Testujemy Brawl Chess

Czy czeka nas wysyp drobnicy traktującej o szachach? Patrząc na ogromny sukces serialu Gambit Królowej łatwo wyobrazić sobie taką sytuację. Nie zdziwię się nawet, gdy za jakiś czas na rynek trafi coś ambitniejszego, łączącego popularną dyscyplinę z fajnie poprowadzonym wątkiem fabularnym. Tymczasem na Switcha wskakuje Brawl Chess, czyli barwne rozwinięcie tytułowej gry planszowej. Polskie studio RedDeerGames w zasadzie nie mogło lepiej trafić z terminem udostępnienia swojej produkcji, nawet jeśli tego do końca nie planowało. Zobaczmy zatem jak prezentuje się przenośna wersja omawianego tytułu.

brawl chess

Cartoon Gambit

Jak się w to gra? Ano tak jak w każdą inną pozycję biorącą na tapet rozgrywkę rodem z Indii. Dostajemy więc uniwersalne zasady, które ubrano w bardzo miłą dla oka kreskówkową oprawę. Fakt ten może sugerować, że tytuł stworzono z myślą o żółtodziobach, ale nie do końca jest to prawdą. Fajna stylizacja co najwyżej zachęci do spróbowania swoich sił, ale o zwycięstwo powalczymy zgodnie z powszechnie respektowanymi regułami. Nawet najłatwiejszy poziom trudności nie zagwarantuje sukcesu w danej partyjce, jednak z pewnością do niego przybliży.

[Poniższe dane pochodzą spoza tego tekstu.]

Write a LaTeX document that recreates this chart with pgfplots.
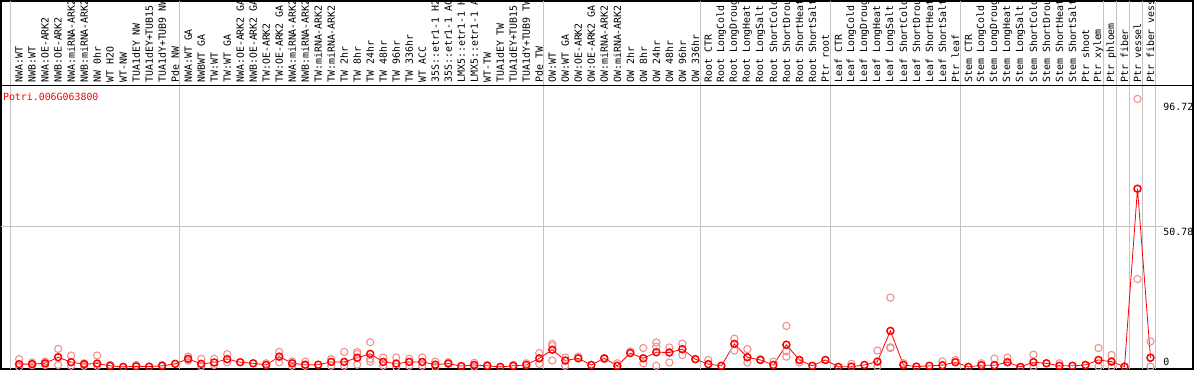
\documentclass[border=0pt]{standalone}
\usepackage{pgfplots}
\pgfplotsset{compat=1.18}
\usepackage{fontspec}
\newfontfamily\monofont{DejaVu Sans Mono}
\definecolor{gridgray}{RGB}{195,195,195}
\definecolor{reppink}{RGB}{238,145,145}
\definecolor{meanred}{RGB}{255,0,0}
\tikzset{lab/.style={rotate=90, anchor=west, inner sep=0pt, font=\monofont\fontsize{9.9}{10}\selectfont, text=black},
  tl/.style={anchor=west, inner sep=0pt, font=\monofont\fontsize{9.9}{10}\selectfont}}
\begin{document}
\begin{tikzpicture}
\begin{axis}[
  scale only axis, width=1192pt, height=368pt,
  xmin=-0.4077, xmax=91.285, ymin=-0.722, ymax=132.13,
  axis line style={line width=1.6pt, black},
  xtick=\empty, ytick=\empty,
  extra x ticks={0.36,13.36,41.36,53.36,63.36,73.36,84.36,85.36,86.36,87.36,88.36},
  extra x tick labels={},
  extra x tick style={grid=major, major tick length=0pt},
  major grid style={gridgray, line width=1pt},
  clip=false,
]
\draw[gridgray, line width=1pt] (axis cs:-0.4077,50.78) -- (axis cs:88.98,50.78);
\draw[black, line width=1.3pt] (axis cs:-0.4077,101.6) -- (axis cs:91.285,101.6);

% replicates
\addplot[only marks, mark=o, mark size=3.6pt, color=reppink, mark options={line width=1.1pt}] coordinates {
(1,2.8)(1,0.0)(2,1.6)(2,0.6)(3,1.9)(3,0.7)(4,6.5)(4,0.7)(5,4.1)(5,0.4)(6,1.3)(6,0.4)(7,4.1)(7,0.4)
(8,0.7)(10,0.7)(12,0.7)(14,3.7)(14,2.3)(15,2.9)(15,0.2)(16,2.9)(16,0.7)(17,4.6)(17,1.7)(20,1.3)
(21,5.4)(21,1.7)(22,2.0)(22,0.4)(23,1.9)(23,0.4)(25,2.8)(25,0.4)(26,5.4)(26,0.4)(27,5.4)(27,4.7)(27,0.8)
(28,8.9)(28,2.9)(28,1.9)(29,3.4)(29,0.4)(30,3.4)(30,0.0)(31,2.9)(31,0.4)(32,3.4)(32,0.4)(33,1.9)(33,0.0)
(34,1.7)(36,1.5)(36,0.0)(37,0.7)(39,0.7)(40,1.3)(41,5.0)(41,1.1)(42,8.3)(42,7.6)(42,2.3)(43,3.4)(43,0.4)
(44,3.7)(46,2.8)(47,1.3)(48,5.6)(49,6.8)(49,1.3)(50,8.8)(50,7.3)(50,0.4)(51,7.0)(51,1.6)(52,8.4)(52,4.3)
(54,2.5)(56,10.2)(56,5.9)(57,6.4)(57,1.6)(58,2.8)(59,1.9)(60,14.8)(60,5.6)(60,3.7)(61,1.6)(65,1.1)
(67,5.9)(67,0.1)(68,25.0)(68,7.1)(68,6.8)(69,1.3)(72,2.0)(73,2.5)(75,1.3)(76,3.0)(77,3.4)(79,4.4)(79,0.1)
(81,1.3)(84,6.8)(84,0.1)(85,4.3)(85,0.1)(87,96.72)(87,31.7)(88,9.2)(88,0.1)
};
% means
\addplot[meanred, line width=0.8pt, mark=o, mark size=3.5pt, mark options={line width=1.5pt}] coordinates {
(1,1.0)(2,1.0)(3,1.3)(4,3.5)(5,1.7)(6,1.0)(7,1.2)(8,0.4)(9,0.0)(10,0.2)(11,0.1)(12,0.4)(13,1.1)
(14,2.9)(15,1.1)(16,1.6)(17,2.8)(18,1.7)(19,1.3)(20,0.7)(21,3.7)(22,1.3)(23,0.8)(24,0.8)(25,1.8)
(26,1.8)(27,3.3)(28,4.7)(29,1.8)(30,1.2)(31,1.8)(32,1.8)(33,0.8)(34,1.2)(35,0.3)(36,0.7)(37,0.4)
(38,0.0)(39,0.4)(40,0.7)(41,3.1)(42,6.2)(43,2.3)(44,3.1)(45,0.7)(46,3.1)(47,0.4)(48,5.0)(49,3.1)
(50,5.3)(51,5.2)(52,6.4)(53,2.8)(54,1.0)(55,0.4)(56,8.3)(57,3.5)(58,2.5)(59,0.7)(60,8.0)(61,2.5)
(62,0.4)(63,2.5)(64,0.0)(65,0.1)(66,0.7)(67,1.9)(68,13.0)(69,0.7)(70,0.1)(71,0.4)(72,0.6)(73,1.7)
(74,0.0)(75,0.6)(76,0.6)(77,1.7)(78,0.0)(79,1.7)(80,1.3)(81,0.4)(82,0.4)(83,0.7)(84,2.5)(85,1.9)
(86,0.1)(87,64.3)(88,3.3)
};

\foreach \i/\t in {1/NWA:WT,2/NWB:WT,3/NWA:OE-ARK2,4/NWB:OE-ARK2,5/NWA:miRNA-ARK2,6/NWB:miRNA-ARK2,
7/NW 0hr,8/WT H2O,9/WT-NW,10/TUA1dEY NW,11/TUA1dEY+TUB15,12/TUA1dY+TUB9 NW,13/Pde NW,
14/NWA:WT GA,15/NWBWT GA,16/TW:WT,17/TW:WT GA,18/NWA:OE-ARK2 GA,19/NWB:OE-ARK2 GA,20/TW:OE-ARK2,
21/TW:OE-ARK2 GA,22/NWA:miRNA-ARK2,23/NWB:miRNA-ARK2,24/TW:miRNA-ARK2,25/TW:miRNA-ARK2,
26/TW 2hr,27/TW 8hr,28/TW 24hr,29/TW 48hr,30/TW 96hr,31/TW 336hr,32/WT ACC,33/35S::etr1-1 H2,
34/35S::etr1-1 AC,35/LMX5::etr1-1 H,36/LMX5::etr1-1 A,37/WT-TW,38/TUA1dEY TW,39/TUA1dEY+TUB15,
40/TUA1dY+TUB9 TW,41/Pde TW,42/OW:WT,43/OW:WT GA,44/OW:OE-ARK2,45/OW:OE-ARK2 GA,46/OW:miRNA-ARK2,
47/OW:miRNA-ARK2,48/OW 2hr,49/OW 8hr,50/OW 24hr,51/OW 48hr,52/OW 96hr,53/OW 336hr,
54/Root CTR,55/Root LongCold,56/Root LongDroug,57/Root LongHeat,58/Root LongSalt,59/Root ShortCold,
60/Root ShortDrou,61/Root ShortHeat,62/Root ShortSalt,63/Ptr root,
64/Leaf CTR,65/Leaf LongCold,66/Leaf LongDroug,67/Leaf LongHeat,68/Leaf LongSalt,69/Leaf ShortCold,
70/Leaf ShortDrou,71/Leaf ShortHeat,72/Leaf ShortSalt,73/Ptr leaf,
74/Stem CTR,75/Stem LongCold,76/Stem LongDroug,77/Stem LongHeat,78/Stem LongSalt,79/Stem ShortCold,
80/Stem ShortDrou,81/Stem ShortHeat,82/Stem ShortSalt,83/Ptr shoot,
84/Ptr xylem,85/Ptr phloem,86/Ptr fiber,87/Ptr vessel,88/Ptr fiber vess}{
  \edef\tmp{\noexpand\node[lab] at (axis cs:\i,102.5) {\t};}\tmp
}

\node[tl, text=meanred] at (axis cs:-0.25,97.5) {Potri.006G063800};
\node[tl] at (axis cs:88.98,93.86) {96.72};
\node[tl] at (axis cs:88.98,48.74) {50.78};
\node[tl] at (axis cs:88.98,1.81) {0};
\end{axis}
\pgfresetboundingbox
\path[use as bounding box] ([shift={(-0.8pt,-0.8pt)}]current axis.south west) rectangle ([shift={(0.8pt,0.8pt)}]current axis.north east);
\end{tikzpicture}
\end{document}
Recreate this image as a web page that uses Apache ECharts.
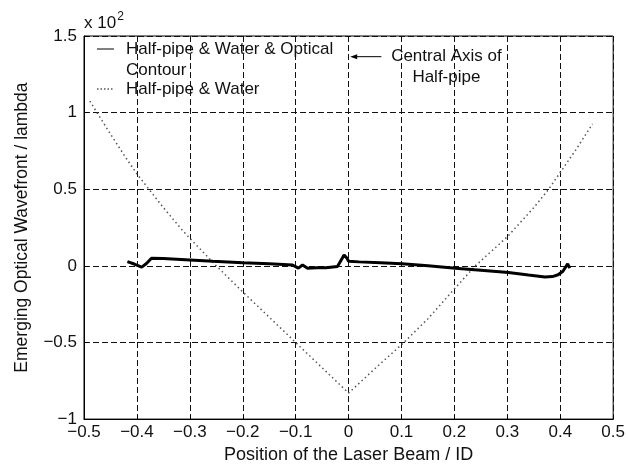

Autorzy Brawl Chess przygotowali dwa warianty figur, biorących udział w starciu. Możemy zdecydować się na klasyki lub pokierować nieco bardziej wymyślnym zestawem. W przypadku drugiej opcji plansza diametralnie zmienia swój charakter, a całość przekształca się niemal w animację. Doznanie potęgują awatary po bokach ekranu, które reprezentują obie ścierające się strony. Trzeba przyznać, że wrażenia audiowizualne są naprawdę pozytywne i pozwolą doświadczyć znanej na całym świecie zabawy w niewidzianym dotychczas wydaniu. Dla formalności wspomnę jeszcze tylko o takich oczywistościach jak bardzo dobra optymalizacja i łatwe w obsłudze sterowanie. O kwestie techniczne nie ma co się obawiać.

brawl chess

Brawl Chess – werdykt

Brawl Chess to bardzo mała produkcja, która do popularnej gry planszowej dodaje jedynie kuszącą oprawę audiowizualną. Mimo wszystko może to okazać się wystarczającym bodźcem do poprawy relacji z szachami z użyciem Nintendo Switch. Gambit Królowej gier wideo to zdecydowanie nie jest, ale ma szansę przebić się zarówno do osób zafascynowanych przywołanym serialem, jak i sporej grupy niedzielnych graczy.